▶ **Exercise**:
Show all lines from the listing below that contain "this".

▶ **Given data**:
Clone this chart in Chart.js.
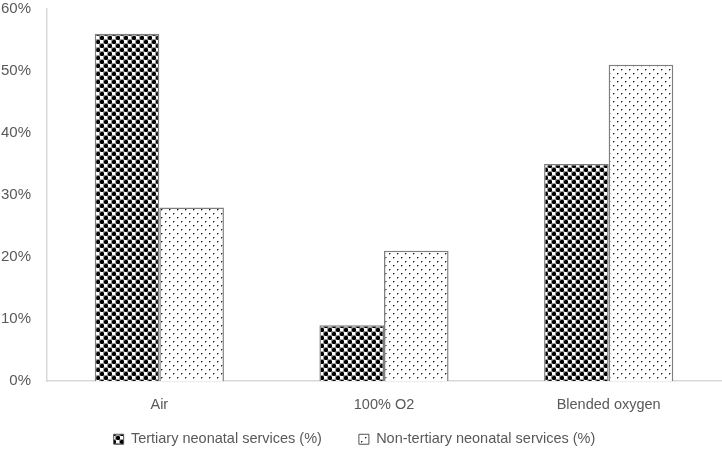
<!DOCTYPE html>
<html><head><meta charset="utf-8">
<script src="https://cdn.jsdelivr.net/npm/chart.js@4"></script>
<style>html,body{margin:0;padding:0;background:#fff}#wrap{width:722px;height:451px}</style>
</head><body><div id="wrap"><canvas id="c" width="722" height="451"></canvas></div>
<script>
const categories = ["Air", "100% O2", "Blended oxygen"];
const tertiary = [56, 9, 35];
const nonTertiary = [28, 21, 51];
const seriesNames = ["Tertiary neonatal services (%)", "Non-tertiary neonatal services (%)"];

function crossPattern(){
  const c=document.createElement('canvas');c.width=8;c.height=8;const g=c.getContext('2d');
  g.fillStyle='#9a9a9a';g.fillRect(0,0,8,8);
  g.fillStyle='#ffffff';
  g.fillRect(4,0,3,3);g.fillRect(0,4,3,3);
  g.fillStyle='#000000';
  g.fillRect(1,0,2,4);g.fillRect(0,1,4,2);
  g.fillRect(5,4,2,4);g.fillRect(4,5,4,2);
  g.fillStyle='#555555';
  g.fillRect(0,0,1,1);g.fillRect(3,3,1,1);g.fillRect(3,0,1,1);g.fillRect(0,3,1,1);
  g.fillRect(4,4,1,1);g.fillRect(7,7,1,1);g.fillRect(7,4,1,1);g.fillRect(4,7,1,1);
  return g.createPattern(c,'repeat');
}
function dotPattern(){
  const c=document.createElement('canvas');c.width=8;c.height=8;const g=c.getContext('2d');
  g.fillStyle='#ffffff';g.fillRect(0,0,8,8);
  g.fillStyle='#222222';g.fillRect(1,1,1,1);g.fillRect(5,5,1,1);
  g.fillStyle='#999999';g.fillRect(2,1,1,1);g.fillRect(6,5,1,1);g.fillRect(1,2,1,1);g.fillRect(5,6,1,1);
  return g.createPattern(c,'repeat');
}
const p1=crossPattern(), p2=dotPattern();
const font="'Liberation Sans', 'Open Sans', sans-serif";
const legendShift={
  id:'legendShift',
  afterLayout(chart){
    const l=chart.legend; if(!l) return;
    l.top-=30; l.height+=30; l.left-=6; l.right-=6;
  }
};
new Chart(document.getElementById('c'),{
  type:'bar',
  data:{labels:categories,datasets:[
    {label:seriesNames[0],data:tertiary,backgroundColor:p1,borderColor:'#7f7f7f',borderWidth:1.5},
    {label:seriesNames[1],data:nonTertiary,backgroundColor:p2,borderColor:'#7f7f7f',borderWidth:1.5}
  ]},
  plugins:[legendShift],
  options:{
    responsive:false,animation:false,devicePixelRatio:1,
    layout:{padding:{left:0,right:1,top:9,bottom:0}},
    categoryPercentage:0.575,barPercentage:1,
    plugins:{
      legend:{position:'bottom',maxHeight:26,labels:{font:{family:font,size:14.5},color:'#595959',boxWidth:10,boxHeight:10,padding:37,
        generateLabels(ch){return ch.data.datasets.map((d,i)=>({text:d.label,fillStyle:d.backgroundColor,strokeStyle:'#555',lineWidth:1,datasetIndex:i,fontColor:'#595959'}));}}},
      tooltip:{enabled:false}
    },
    scales:{
      x:{grid:{display:false,drawTicks:false},border:{color:'#d9d9d9',width:1.5},
        ticks:{font:{family:font,size:14.5},color:'#595959',padding:15,autoSkip:false},
        afterFit(s){s.height=44;}},
      y:{min:0,max:60,grid:{display:false,drawOnChartArea:false,drawTicks:true,tickLength:6,color:'#d9d9d9'},
        border:{color:'#d9d9d9',width:1.5},
        ticks:{stepSize:10,font:{family:font,size:15},color:'#595959',padding:10,callback:v=>v+'%'},
        afterFit(s){s.width=47;s.paddingTop=0;s.paddingBottom=0;}}
    }
  }
});
</script></body></html>
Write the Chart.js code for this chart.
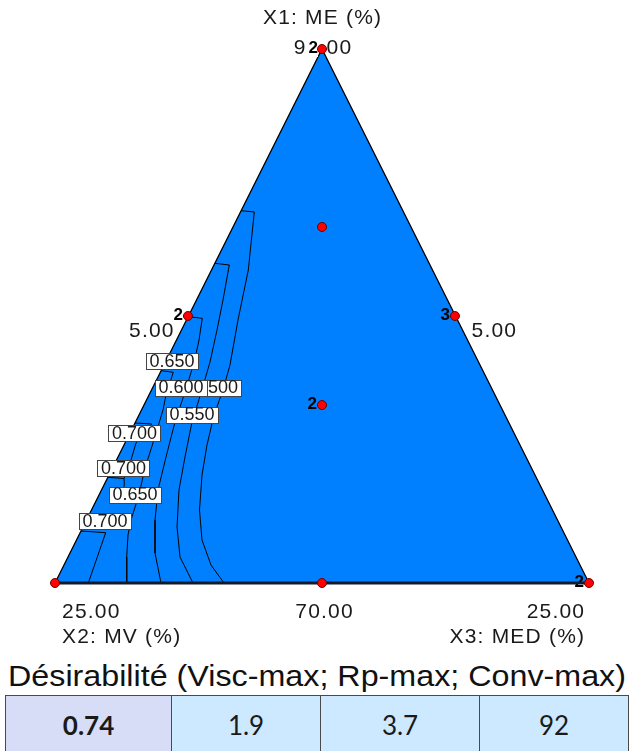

▶ **Final answer**:
Clone this chart in Chart.js.
Write the Chart.js code for this chart.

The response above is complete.